● Data excerpt:
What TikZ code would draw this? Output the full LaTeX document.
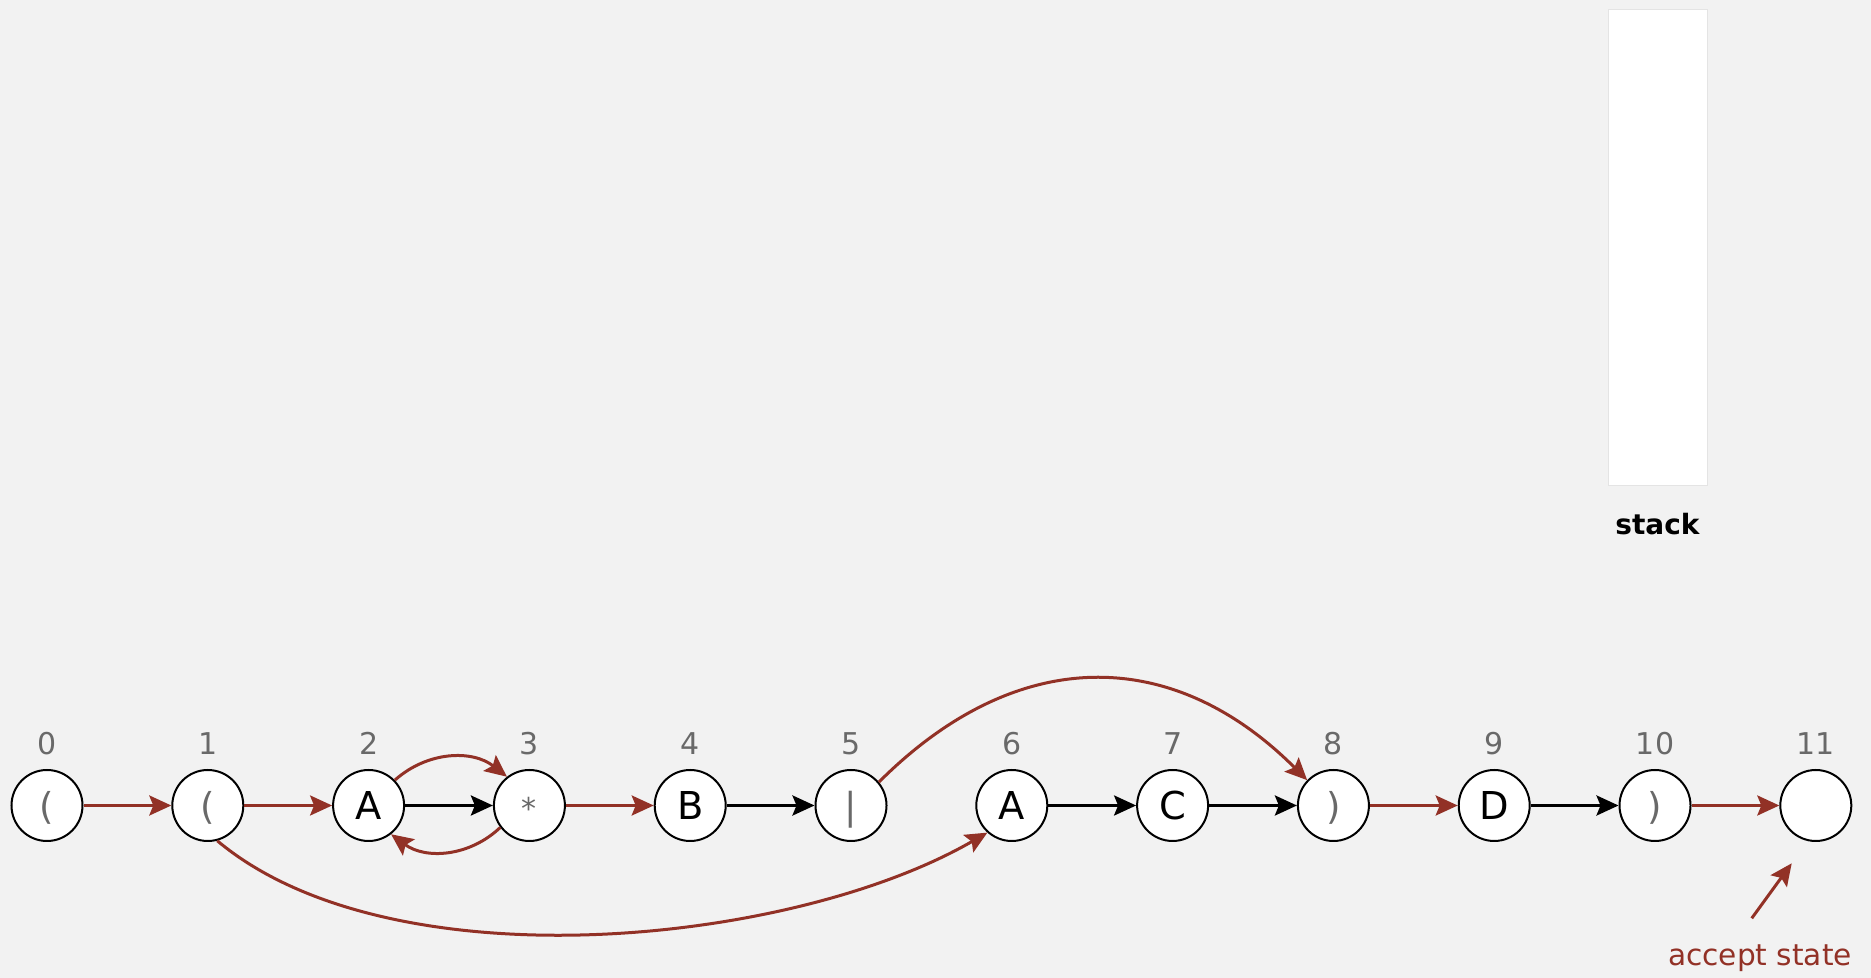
\documentclass[tikz,border=0pt]{standalone}
\usepackage{fontspec}
\setmainfont{DejaVu Sans}
\usetikzlibrary{arrows.meta,positioning}
\definecolor{bgcol}{RGB}{242,242,242}
\definecolor{nfared}{RGB}{146,49,38}
\definecolor{metagray}{RGB}{105,105,105}
\definecolor{stackgray}{RGB}{228,228,228}

\begin{document}
\begin{tikzpicture}[x=0.5pt, y=0.5pt, node distance=43.9pt]
\tikzstyle{state}=[circle, draw=black, line width=1pt, fill=white, minimum size=35.5pt, inner sep=0pt, text height=14pt, text depth=0pt, font=\fontsize{19.2pt}{23pt}\selectfont]
\tikzstyle{meta}=[text=metagray, font=\fontsize{18.5pt}{22pt}\selectfont]
\tikzstyle{numlab}=[inner sep=0pt, text=metagray, font=\fontsize{15pt}{18pt}\selectfont]
\tikzstyle{redarrow}=[-{Stealth[length=11pt, width=10pt, inset=2pt]}, line width=1.5pt, draw=nfared]
\tikzstyle{blackarrow}=[-{Stealth[length=11pt, width=10pt, inset=2pt]}, line width=1.6pt, draw=black]
\path[use as bounding box, fill=bgcol] (0,0) rectangle (1871,978);
% NFA states
\node (s0) [state, meta] at (47,172.5) {(};
\node (s1) [state, meta, right=of s0] {(};
\node (s2) [state, right=of s1] {A};
\node (s3) [state, meta, font=\fontsize{15pt}{18pt}\selectfont, right=of s2] {*};
\node (s4) [state, right=of s3] {B};
\node (s5) [state, meta, right=of s4] {|};
\node (s6) [state, right=of s5] {A};
\node (s7) [state, right=of s6] {C};
\node (s8) [state, meta, right=of s7] {)};
\node (s9) [state, right=of s8] {D};
\node (s10) [state, meta, right=of s9] {)};
\node (s11) [state, right=of s10] {};
\foreach \i in {0,...,11}
  \node (l\i) [numlab, above=7pt of s\i] {\i};
% match and epsilon transitions
\draw[redarrow] (s0) -- (s1);
\draw[redarrow] (s1) -- (s2);
\draw[blackarrow] (s2) -- (s3);
\draw[redarrow] (s3) -- (s4);
\draw[blackarrow] (s4) -- (s5);
\draw[blackarrow] (s6) -- (s7);
\draw[blackarrow] (s7) -- (s8);
\draw[redarrow] (s8) -- (s9);
\draw[blackarrow] (s9) -- (s10);
\draw[redarrow] (s10) -- (s11);
\draw[redarrow] (s2.44) to[bend left=40] (s3.128);
\draw[redarrow] (s3.217) to[bend left=40] (s2.-52);
\draw[redarrow] (s1.-75) to[out=-40, in=-150, looseness=0.75] (s6.-132);
\draw[redarrow] (s5.40) to[out=45, in=135, looseness=1.15] (s8.136);
% stack
\node (stack) [draw=stackgray, line width=0.5pt, fill=white, minimum width=49.5pt, minimum height=238pt, inner sep=0pt] at (1657.5,730) {};
\node (stacklab) [below=13pt of stack, inner sep=0pt, font=\bfseries\fontsize{14pt}{17pt}\selectfont] {stack};
% accept state
\node (acc) [anchor=base, text=nfared, inner sep=0pt, font=\fontsize{14.8pt}{18pt}\selectfont] at (1760,12) {accept state};
\coordinate (acctail) at (1751.7,59.7);
\coordinate (acctip) at (1791.7,114.7);
\draw[redarrow] (acctail) -- (acctip);
\end{tikzpicture}
\end{document}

● Goal:
All of the data above should be transcribed verbatim, with pictures omitted.

● Correct output:
What TikZ code would draw this? Output the full LaTeX document.
\documentclass[tikz,border=0pt]{standalone}
\usepackage{fontspec}
\setmainfont{DejaVu Sans}
\usetikzlibrary{arrows.meta,positioning}
\definecolor{bgcol}{RGB}{242,242,242}
\definecolor{nfared}{RGB}{146,49,38}
\definecolor{metagray}{RGB}{105,105,105}
\definecolor{stackgray}{RGB}{228,228,228}

\begin{document}
\begin{tikzpicture}[x=0.5pt, y=0.5pt, node distance=43.9pt]
\tikzstyle{state}=[circle, draw=black, line width=1pt, fill=white, minimum size=35.5pt, inner sep=0pt, text height=14pt, text depth=0pt, font=\fontsize{19.2pt}{23pt}\selectfont]
\tikzstyle{meta}=[text=metagray, font=\fontsize{18.5pt}{22pt}\selectfont]
\tikzstyle{numlab}=[inner sep=0pt, text=metagray, font=\fontsize{15pt}{18pt}\selectfont]
\tikzstyle{redarrow}=[-{Stealth[length=11pt, width=10pt, inset=2pt]}, line width=1.5pt, draw=nfared]
\tikzstyle{blackarrow}=[-{Stealth[length=11pt, width=10pt, inset=2pt]}, line width=1.6pt, draw=black]
\path[use as bounding box, fill=bgcol] (0,0) rectangle (1871,978);
% NFA states
\node (s0) [state, meta] at (47,172.5) {(};
\node (s1) [state, meta, right=of s0] {(};
\node (s2) [state, right=of s1] {A};
\node (s3) [state, meta, font=\fontsize{15pt}{18pt}\selectfont, right=of s2] {*};
\node (s4) [state, right=of s3] {B};
\node (s5) [state, meta, right=of s4] {|};
\node (s6) [state, right=of s5] {A};
\node (s7) [state, right=of s6] {C};
\node (s8) [state, meta, right=of s7] {)};
\node (s9) [state, right=of s8] {D};
\node (s10) [state, meta, right=of s9] {)};
\node (s11) [state, right=of s10] {};
\foreach \i in {0,...,11}
  \node (l\i) [numlab, above=7pt of s\i] {\i};
% match and epsilon transitions
\draw[redarrow] (s0) -- (s1);
\draw[redarrow] (s1) -- (s2);
\draw[blackarrow] (s2) -- (s3);
\draw[redarrow] (s3) -- (s4);
\draw[blackarrow] (s4) -- (s5);
\draw[blackarrow] (s6) -- (s7);
\draw[blackarrow] (s7) -- (s8);
\draw[redarrow] (s8) -- (s9);
\draw[blackarrow] (s9) -- (s10);
\draw[redarrow] (s10) -- (s11);
\draw[redarrow] (s2.44) to[bend left=40] (s3.128);
\draw[redarrow] (s3.217) to[bend left=40] (s2.-52);
\draw[redarrow] (s1.-75) to[out=-40, in=-150, looseness=0.75] (s6.-132);
\draw[redarrow] (s5.40) to[out=45, in=135, looseness=1.15] (s8.136);
% stack
\node (stack) [draw=stackgray, line width=0.5pt, fill=white, minimum width=49.5pt, minimum height=238pt, inner sep=0pt] at (1657.5,730) {};
\node (stacklab) [below=13pt of stack, inner sep=0pt, font=\bfseries\fontsize{14pt}{17pt}\selectfont] {stack};
% accept state
\node (acc) [anchor=base, text=nfared, inner sep=0pt, font=\fontsize{14.8pt}{18pt}\selectfont] at (1760,12) {accept state};
\coordinate (acctail) at (1751.7,59.7);
\coordinate (acctip) at (1791.7,114.7);
\draw[redarrow] (acctail) -- (acctip);
\end{tikzpicture}
\end{document}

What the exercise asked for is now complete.